• [Dataset]:
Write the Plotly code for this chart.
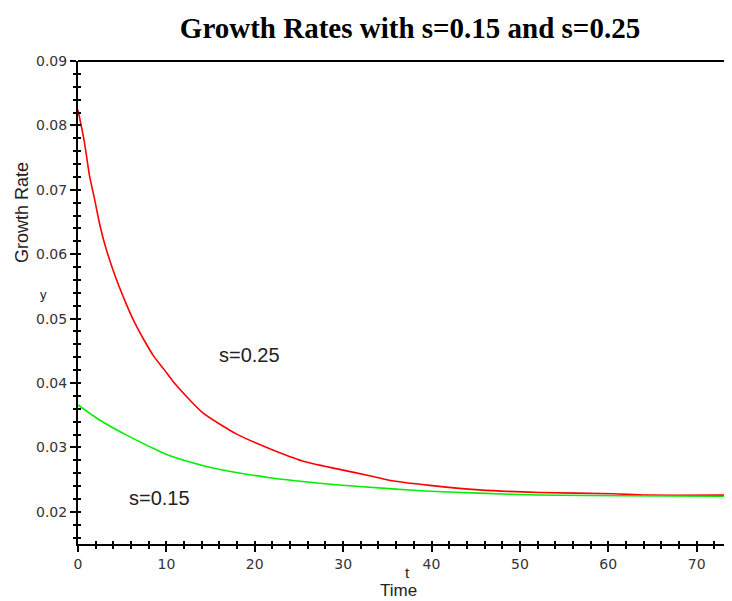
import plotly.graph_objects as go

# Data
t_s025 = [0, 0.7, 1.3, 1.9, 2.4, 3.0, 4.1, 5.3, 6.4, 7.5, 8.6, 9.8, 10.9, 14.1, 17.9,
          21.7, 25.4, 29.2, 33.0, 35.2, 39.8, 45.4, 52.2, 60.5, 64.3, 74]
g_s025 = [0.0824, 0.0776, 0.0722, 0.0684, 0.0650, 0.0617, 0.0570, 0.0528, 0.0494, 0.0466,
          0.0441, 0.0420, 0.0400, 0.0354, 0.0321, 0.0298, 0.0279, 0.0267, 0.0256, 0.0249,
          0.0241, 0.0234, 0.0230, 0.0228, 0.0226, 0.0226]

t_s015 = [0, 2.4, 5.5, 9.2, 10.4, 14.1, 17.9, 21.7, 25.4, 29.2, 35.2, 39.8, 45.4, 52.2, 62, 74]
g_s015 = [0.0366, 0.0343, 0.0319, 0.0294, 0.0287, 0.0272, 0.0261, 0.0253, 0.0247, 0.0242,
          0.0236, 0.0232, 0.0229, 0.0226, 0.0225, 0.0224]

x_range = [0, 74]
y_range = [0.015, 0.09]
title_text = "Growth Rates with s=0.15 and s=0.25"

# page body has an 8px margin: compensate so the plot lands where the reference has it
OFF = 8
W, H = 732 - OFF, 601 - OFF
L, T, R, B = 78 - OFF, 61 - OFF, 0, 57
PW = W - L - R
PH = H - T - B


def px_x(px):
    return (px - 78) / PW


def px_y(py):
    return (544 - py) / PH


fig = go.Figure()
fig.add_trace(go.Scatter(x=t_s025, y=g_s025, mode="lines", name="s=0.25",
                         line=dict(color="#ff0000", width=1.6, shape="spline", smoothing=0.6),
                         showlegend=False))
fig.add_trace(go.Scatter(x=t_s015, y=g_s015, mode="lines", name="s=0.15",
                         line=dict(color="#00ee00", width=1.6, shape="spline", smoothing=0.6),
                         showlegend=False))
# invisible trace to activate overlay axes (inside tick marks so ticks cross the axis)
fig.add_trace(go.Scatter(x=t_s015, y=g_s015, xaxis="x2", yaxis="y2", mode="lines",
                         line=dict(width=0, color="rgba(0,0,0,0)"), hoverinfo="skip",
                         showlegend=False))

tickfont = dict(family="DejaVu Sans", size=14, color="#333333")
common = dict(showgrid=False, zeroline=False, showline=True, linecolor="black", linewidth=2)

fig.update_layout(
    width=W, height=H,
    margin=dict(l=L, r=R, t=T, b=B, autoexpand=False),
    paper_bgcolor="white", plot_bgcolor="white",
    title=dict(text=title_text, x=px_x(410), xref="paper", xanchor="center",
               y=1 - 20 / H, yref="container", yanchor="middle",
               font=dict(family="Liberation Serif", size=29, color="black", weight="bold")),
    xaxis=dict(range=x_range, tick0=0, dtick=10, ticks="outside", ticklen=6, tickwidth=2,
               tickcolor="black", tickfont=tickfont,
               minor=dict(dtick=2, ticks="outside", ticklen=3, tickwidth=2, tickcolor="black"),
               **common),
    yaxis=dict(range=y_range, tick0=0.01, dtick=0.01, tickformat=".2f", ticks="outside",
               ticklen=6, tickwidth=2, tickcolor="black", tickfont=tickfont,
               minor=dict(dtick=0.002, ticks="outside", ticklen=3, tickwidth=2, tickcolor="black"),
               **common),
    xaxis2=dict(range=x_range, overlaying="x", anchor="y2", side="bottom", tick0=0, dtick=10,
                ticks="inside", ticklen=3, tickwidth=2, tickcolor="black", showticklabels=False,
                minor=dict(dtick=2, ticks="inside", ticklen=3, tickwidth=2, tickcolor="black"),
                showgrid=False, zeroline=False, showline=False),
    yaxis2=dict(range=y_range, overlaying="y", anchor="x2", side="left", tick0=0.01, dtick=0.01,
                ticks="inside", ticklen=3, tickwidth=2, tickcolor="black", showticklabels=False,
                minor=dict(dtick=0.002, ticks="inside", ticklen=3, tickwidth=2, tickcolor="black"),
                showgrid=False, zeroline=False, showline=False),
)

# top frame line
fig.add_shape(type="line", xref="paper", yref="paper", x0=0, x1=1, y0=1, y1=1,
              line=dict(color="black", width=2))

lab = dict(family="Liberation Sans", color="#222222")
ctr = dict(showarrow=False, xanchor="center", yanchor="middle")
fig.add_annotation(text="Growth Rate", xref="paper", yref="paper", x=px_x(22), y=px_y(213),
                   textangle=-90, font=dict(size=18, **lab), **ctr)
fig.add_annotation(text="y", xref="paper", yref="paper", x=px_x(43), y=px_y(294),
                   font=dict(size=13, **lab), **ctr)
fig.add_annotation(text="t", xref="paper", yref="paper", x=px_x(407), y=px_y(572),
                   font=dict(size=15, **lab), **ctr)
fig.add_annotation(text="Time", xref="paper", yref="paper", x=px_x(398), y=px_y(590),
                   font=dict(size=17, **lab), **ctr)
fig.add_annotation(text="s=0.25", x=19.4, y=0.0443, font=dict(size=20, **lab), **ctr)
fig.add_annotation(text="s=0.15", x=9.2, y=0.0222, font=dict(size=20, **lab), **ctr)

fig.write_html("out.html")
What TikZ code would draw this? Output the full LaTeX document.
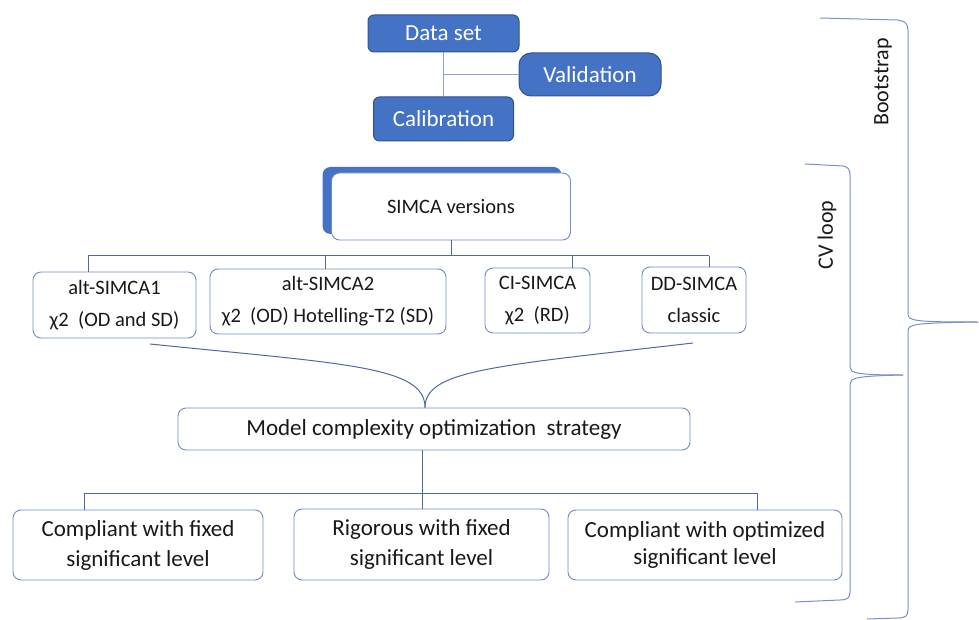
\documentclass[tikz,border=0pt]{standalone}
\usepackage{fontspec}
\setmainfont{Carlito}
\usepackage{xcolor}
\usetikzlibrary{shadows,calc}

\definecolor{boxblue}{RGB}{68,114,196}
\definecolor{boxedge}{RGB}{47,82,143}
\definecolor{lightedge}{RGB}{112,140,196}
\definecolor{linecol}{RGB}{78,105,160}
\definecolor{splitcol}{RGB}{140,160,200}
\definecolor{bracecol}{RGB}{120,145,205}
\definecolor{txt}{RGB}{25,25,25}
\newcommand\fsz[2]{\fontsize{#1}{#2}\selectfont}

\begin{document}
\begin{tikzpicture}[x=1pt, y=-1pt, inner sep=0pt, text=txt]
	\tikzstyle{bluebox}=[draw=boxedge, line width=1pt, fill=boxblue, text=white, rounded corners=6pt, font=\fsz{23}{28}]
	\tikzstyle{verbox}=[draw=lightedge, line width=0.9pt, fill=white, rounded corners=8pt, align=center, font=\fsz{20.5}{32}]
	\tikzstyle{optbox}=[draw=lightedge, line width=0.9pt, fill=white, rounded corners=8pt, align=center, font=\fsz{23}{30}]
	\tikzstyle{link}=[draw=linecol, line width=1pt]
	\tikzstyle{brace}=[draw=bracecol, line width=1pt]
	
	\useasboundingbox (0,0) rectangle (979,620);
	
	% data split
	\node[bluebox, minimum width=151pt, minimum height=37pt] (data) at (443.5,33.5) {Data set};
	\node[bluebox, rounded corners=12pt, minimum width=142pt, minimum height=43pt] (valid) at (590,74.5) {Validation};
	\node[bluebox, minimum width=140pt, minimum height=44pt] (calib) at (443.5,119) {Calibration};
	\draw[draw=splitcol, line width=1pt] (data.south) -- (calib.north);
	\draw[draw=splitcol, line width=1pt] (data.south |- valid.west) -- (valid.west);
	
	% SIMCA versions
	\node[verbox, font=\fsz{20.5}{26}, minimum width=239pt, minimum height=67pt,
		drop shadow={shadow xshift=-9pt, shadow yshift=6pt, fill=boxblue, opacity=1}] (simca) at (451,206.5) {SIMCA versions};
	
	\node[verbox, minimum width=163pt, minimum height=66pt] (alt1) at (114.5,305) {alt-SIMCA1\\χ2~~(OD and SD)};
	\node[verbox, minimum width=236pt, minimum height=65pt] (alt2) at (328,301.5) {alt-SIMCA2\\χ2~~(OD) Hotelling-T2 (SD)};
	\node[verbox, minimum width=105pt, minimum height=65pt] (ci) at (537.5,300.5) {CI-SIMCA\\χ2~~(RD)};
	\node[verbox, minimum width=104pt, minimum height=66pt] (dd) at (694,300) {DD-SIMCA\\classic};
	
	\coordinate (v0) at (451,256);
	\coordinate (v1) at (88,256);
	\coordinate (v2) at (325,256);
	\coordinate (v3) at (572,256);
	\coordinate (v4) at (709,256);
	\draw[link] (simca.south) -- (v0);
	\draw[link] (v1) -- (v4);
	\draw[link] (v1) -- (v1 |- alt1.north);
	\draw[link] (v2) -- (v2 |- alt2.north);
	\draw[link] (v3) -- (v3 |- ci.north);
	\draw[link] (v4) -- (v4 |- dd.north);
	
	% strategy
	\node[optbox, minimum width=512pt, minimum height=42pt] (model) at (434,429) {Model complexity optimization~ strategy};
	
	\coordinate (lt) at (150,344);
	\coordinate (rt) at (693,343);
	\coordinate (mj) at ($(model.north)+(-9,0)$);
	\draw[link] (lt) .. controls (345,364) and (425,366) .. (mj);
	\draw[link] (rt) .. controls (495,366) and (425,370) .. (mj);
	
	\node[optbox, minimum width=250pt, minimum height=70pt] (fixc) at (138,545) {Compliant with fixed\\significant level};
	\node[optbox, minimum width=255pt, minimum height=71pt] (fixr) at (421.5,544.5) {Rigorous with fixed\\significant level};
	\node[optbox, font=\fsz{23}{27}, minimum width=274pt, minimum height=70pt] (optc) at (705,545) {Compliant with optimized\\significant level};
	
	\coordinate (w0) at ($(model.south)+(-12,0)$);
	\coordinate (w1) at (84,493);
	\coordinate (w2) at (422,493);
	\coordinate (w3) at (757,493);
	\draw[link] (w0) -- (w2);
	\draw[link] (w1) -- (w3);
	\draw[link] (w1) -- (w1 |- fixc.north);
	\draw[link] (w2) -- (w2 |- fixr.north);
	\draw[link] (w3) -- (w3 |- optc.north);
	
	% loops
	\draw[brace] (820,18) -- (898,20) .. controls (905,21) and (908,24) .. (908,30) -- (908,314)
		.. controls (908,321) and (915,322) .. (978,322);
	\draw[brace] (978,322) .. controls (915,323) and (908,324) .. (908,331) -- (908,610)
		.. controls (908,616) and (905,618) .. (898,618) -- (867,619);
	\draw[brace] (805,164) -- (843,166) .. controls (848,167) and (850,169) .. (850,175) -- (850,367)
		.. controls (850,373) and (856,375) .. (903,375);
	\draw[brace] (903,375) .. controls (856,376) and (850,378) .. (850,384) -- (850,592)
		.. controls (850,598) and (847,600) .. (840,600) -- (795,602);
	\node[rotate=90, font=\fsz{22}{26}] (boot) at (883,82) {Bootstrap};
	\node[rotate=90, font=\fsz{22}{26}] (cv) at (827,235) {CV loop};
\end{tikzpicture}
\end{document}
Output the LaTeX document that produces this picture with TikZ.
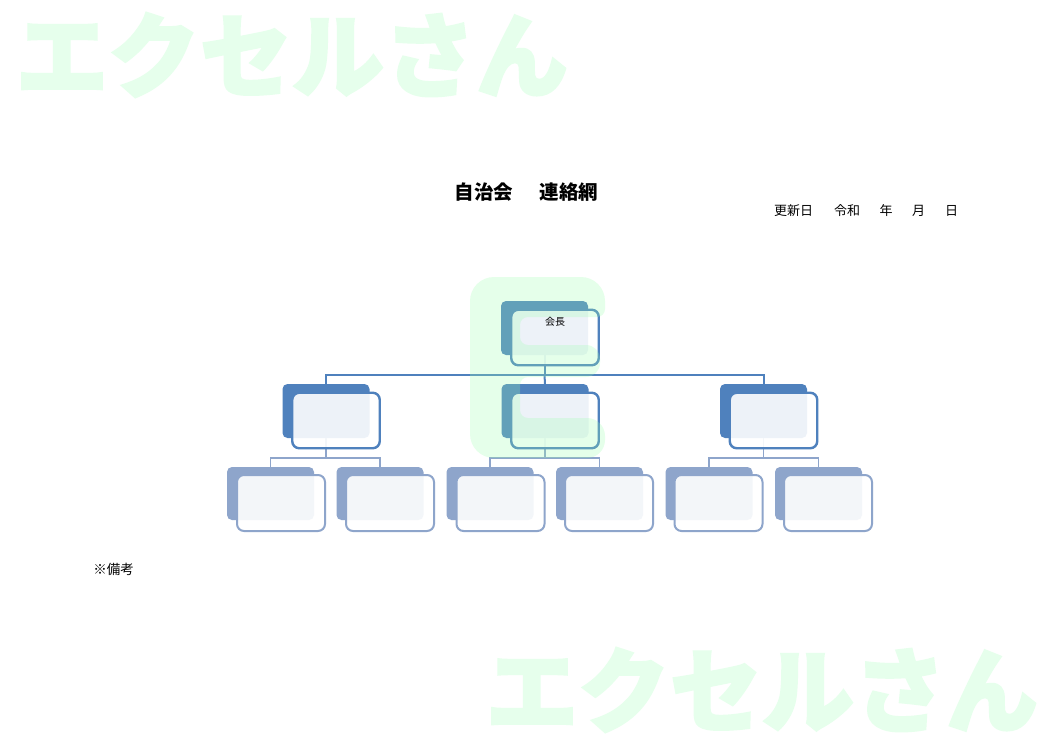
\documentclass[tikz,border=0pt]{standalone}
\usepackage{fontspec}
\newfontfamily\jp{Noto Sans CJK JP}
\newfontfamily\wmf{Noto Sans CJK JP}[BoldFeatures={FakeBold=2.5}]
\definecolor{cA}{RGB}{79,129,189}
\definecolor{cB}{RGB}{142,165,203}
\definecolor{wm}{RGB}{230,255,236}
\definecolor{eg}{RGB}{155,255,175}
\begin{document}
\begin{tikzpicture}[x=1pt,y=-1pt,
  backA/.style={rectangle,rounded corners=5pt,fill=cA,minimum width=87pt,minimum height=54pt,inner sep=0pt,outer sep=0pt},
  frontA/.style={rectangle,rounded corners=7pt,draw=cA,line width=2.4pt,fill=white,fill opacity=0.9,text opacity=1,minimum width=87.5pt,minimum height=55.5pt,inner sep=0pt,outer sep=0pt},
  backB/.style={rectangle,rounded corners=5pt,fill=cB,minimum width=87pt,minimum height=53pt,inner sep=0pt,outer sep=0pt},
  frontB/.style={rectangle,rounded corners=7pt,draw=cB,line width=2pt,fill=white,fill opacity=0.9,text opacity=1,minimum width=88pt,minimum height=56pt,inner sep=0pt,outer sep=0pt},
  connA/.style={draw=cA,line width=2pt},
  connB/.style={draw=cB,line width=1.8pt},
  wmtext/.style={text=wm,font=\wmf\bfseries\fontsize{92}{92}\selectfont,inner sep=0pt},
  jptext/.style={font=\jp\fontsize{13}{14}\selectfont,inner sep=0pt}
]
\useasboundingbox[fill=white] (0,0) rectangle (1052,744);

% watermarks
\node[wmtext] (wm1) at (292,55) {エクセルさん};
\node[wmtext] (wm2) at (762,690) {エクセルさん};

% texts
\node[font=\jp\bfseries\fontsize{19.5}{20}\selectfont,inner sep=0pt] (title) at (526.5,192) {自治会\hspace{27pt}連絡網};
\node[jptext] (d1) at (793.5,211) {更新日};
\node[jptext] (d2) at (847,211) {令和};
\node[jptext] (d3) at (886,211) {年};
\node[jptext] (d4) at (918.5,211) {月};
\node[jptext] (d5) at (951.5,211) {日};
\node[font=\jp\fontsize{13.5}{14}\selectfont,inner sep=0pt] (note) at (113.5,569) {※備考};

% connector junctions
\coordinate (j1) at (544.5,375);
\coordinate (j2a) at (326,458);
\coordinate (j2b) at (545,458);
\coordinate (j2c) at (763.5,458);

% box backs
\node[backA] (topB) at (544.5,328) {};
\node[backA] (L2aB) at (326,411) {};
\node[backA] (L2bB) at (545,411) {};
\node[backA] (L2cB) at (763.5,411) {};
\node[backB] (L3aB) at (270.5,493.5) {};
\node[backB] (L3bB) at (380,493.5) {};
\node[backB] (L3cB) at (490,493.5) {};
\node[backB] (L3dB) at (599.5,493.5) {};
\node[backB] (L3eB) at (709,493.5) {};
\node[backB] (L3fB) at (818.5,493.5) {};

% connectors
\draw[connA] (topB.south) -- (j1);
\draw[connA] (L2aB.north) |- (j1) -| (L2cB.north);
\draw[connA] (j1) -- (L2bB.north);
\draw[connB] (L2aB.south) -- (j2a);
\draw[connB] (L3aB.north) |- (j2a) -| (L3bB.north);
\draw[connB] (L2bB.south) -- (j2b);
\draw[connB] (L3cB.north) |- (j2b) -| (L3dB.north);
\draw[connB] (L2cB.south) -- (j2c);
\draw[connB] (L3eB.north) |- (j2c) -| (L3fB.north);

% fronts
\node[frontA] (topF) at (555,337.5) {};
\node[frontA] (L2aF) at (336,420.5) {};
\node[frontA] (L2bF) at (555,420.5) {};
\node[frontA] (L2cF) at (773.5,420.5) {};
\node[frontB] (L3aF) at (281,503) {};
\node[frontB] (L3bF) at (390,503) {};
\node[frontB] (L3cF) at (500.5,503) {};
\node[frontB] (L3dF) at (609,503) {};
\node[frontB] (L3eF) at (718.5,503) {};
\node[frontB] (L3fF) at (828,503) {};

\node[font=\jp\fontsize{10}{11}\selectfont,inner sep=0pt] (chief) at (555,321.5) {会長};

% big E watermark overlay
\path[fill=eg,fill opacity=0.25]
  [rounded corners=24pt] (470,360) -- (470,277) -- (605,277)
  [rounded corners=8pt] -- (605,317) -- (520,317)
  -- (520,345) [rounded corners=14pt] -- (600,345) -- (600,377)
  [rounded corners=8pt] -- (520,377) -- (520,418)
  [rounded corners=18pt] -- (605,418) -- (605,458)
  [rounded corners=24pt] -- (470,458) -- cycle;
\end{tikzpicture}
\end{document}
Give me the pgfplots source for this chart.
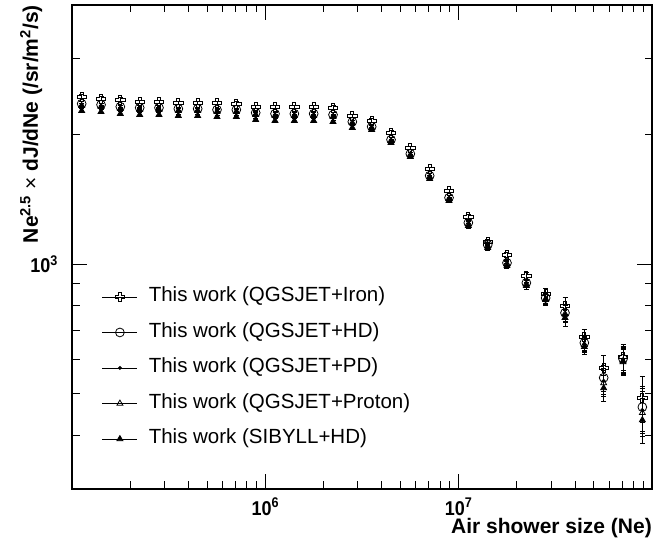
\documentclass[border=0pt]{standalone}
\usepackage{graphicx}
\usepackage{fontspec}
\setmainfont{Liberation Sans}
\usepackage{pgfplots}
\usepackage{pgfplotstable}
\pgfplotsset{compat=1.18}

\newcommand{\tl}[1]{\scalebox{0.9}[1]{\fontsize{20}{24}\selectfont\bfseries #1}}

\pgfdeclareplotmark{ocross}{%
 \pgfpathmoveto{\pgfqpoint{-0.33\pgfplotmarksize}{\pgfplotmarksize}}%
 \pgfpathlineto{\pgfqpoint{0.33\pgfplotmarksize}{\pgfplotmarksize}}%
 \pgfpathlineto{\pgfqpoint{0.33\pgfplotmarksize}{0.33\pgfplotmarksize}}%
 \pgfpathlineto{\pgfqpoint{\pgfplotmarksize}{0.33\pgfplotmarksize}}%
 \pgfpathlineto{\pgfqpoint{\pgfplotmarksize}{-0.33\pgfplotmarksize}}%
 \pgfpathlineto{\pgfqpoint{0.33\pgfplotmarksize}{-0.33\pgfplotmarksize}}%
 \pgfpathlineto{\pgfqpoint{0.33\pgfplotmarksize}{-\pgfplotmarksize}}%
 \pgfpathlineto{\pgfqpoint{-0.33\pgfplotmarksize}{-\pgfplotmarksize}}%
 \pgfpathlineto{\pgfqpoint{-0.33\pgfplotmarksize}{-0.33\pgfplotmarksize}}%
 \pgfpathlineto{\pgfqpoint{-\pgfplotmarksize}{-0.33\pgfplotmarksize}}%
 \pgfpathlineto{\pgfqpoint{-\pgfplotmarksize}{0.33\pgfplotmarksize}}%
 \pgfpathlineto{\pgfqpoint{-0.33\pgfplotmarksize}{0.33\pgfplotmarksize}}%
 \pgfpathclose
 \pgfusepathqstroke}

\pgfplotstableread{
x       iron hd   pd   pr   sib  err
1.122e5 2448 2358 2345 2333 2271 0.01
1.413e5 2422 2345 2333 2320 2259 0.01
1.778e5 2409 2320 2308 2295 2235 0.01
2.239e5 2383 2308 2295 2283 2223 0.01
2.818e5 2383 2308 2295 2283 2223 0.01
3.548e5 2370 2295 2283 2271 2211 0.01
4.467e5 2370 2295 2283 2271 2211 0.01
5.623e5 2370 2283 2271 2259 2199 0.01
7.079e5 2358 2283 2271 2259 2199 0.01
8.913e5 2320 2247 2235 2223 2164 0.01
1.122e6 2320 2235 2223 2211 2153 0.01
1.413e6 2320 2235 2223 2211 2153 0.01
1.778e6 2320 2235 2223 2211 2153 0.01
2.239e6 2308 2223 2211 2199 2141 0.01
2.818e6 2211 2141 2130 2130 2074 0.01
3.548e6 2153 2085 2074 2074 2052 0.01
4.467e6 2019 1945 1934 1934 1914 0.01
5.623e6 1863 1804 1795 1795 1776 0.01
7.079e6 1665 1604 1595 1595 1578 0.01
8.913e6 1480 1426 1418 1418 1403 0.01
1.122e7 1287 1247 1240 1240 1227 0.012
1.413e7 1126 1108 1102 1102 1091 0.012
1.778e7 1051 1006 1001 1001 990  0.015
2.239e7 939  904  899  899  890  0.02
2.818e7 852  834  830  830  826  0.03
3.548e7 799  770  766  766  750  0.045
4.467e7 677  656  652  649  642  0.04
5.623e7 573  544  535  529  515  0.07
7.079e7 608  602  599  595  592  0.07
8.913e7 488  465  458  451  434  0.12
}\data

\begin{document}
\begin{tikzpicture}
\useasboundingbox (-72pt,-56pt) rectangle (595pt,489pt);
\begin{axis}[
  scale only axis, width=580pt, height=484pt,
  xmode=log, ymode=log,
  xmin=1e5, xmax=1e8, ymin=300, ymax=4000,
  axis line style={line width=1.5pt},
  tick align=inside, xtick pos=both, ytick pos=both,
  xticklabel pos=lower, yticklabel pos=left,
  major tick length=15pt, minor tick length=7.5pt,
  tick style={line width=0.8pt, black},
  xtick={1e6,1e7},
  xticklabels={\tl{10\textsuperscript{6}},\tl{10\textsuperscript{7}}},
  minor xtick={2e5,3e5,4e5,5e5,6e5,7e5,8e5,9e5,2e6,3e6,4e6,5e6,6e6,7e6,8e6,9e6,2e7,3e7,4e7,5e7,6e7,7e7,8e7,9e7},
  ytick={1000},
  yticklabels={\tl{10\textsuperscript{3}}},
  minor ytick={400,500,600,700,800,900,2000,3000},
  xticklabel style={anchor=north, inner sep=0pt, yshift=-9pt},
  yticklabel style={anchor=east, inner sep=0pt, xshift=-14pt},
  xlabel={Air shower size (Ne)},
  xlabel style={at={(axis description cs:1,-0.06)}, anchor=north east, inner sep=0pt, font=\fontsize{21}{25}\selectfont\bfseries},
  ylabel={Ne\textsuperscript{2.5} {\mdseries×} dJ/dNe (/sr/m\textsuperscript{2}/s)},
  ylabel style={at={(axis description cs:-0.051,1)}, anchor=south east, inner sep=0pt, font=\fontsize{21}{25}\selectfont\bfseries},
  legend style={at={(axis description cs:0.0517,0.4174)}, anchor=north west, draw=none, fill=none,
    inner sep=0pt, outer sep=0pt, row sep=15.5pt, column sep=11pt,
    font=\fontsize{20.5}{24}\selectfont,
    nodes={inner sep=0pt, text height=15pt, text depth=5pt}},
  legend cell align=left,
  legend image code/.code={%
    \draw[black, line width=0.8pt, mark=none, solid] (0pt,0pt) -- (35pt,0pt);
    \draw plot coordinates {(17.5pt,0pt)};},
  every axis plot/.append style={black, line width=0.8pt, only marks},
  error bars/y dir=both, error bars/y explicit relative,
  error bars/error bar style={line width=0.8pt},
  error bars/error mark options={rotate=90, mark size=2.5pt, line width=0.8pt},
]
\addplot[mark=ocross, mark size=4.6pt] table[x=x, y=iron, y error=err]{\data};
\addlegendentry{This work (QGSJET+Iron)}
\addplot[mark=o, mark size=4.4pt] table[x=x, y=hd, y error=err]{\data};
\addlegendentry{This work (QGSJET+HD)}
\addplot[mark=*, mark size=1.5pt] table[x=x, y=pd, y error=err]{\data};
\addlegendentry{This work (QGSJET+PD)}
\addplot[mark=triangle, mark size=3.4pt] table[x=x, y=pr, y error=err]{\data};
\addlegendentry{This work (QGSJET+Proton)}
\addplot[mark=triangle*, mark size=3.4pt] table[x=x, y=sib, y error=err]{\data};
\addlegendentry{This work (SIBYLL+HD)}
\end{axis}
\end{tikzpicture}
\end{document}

• [Goal of the exercise]:
Return only the count of lines in the records that hold the word "chart".

• [Solution to this task]:
2